Communicate regularly with the team
More calls don’t mean better alignment. Clear ownership does.
Name one person on each side who makes the calls
Pick one place where decisions live and stick to it
Share short written updates instead of recurring status meetings
Use overlap hours for reviews, blockers, and planning
Summarize call outcomes so progress never depends on memory
This keeps offshore software delivery predictable without micromanagement.
Use agile and flexible workflows
Fixed plans rarely survive real product work.
Work in short iterations with visible output at the end of each cycle
Review real builds instead of reports or timelines
Adjust scope based on what’s learned, not what was assumed
Treat feedback as part of the workflow, not as an interruption
This approach holds up well when requirements shift during development.
What to expect when working with offshore teams
Working with offshore teams frees your time from hiring and coordination and puts it back where it matters — into shaping the product.
Your time shifts away from hiring. Teams arrive with their setup in place, which cuts out most interviews and onboarding.
That time goes into reviewing real work instead. You look at features, flows, and technical choices as they take shape, not at resumes or hiring pipelines.

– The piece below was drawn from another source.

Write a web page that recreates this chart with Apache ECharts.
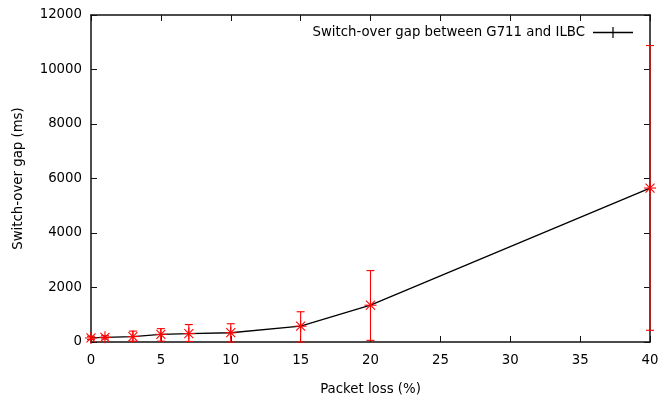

Time zones change the rhythm of work, not the pace. Progress continues while one team signs off and another picks tasks up.
Overlap hours are defined once and reused for reviews, planning, and problem-solving.
Routine updates move to async channels, keeping calls focused and short.
Decisions are written down, so work doesn’t stall between time zones or depend on who was online.
In offshore app development, this often means design, development, and testing move forward in parallel, leading to shorter release cycles without added pressure.
To conclude
So what is offshore software development today? It’s no longer just a cost decision. Political shifts influence decisions, yet the need for capable engineers doesn’t disappear. AI speeds up execution, but responsibility still sits with people.
So now it’s a structural choice about continuity, ownership, and how a product moves forward.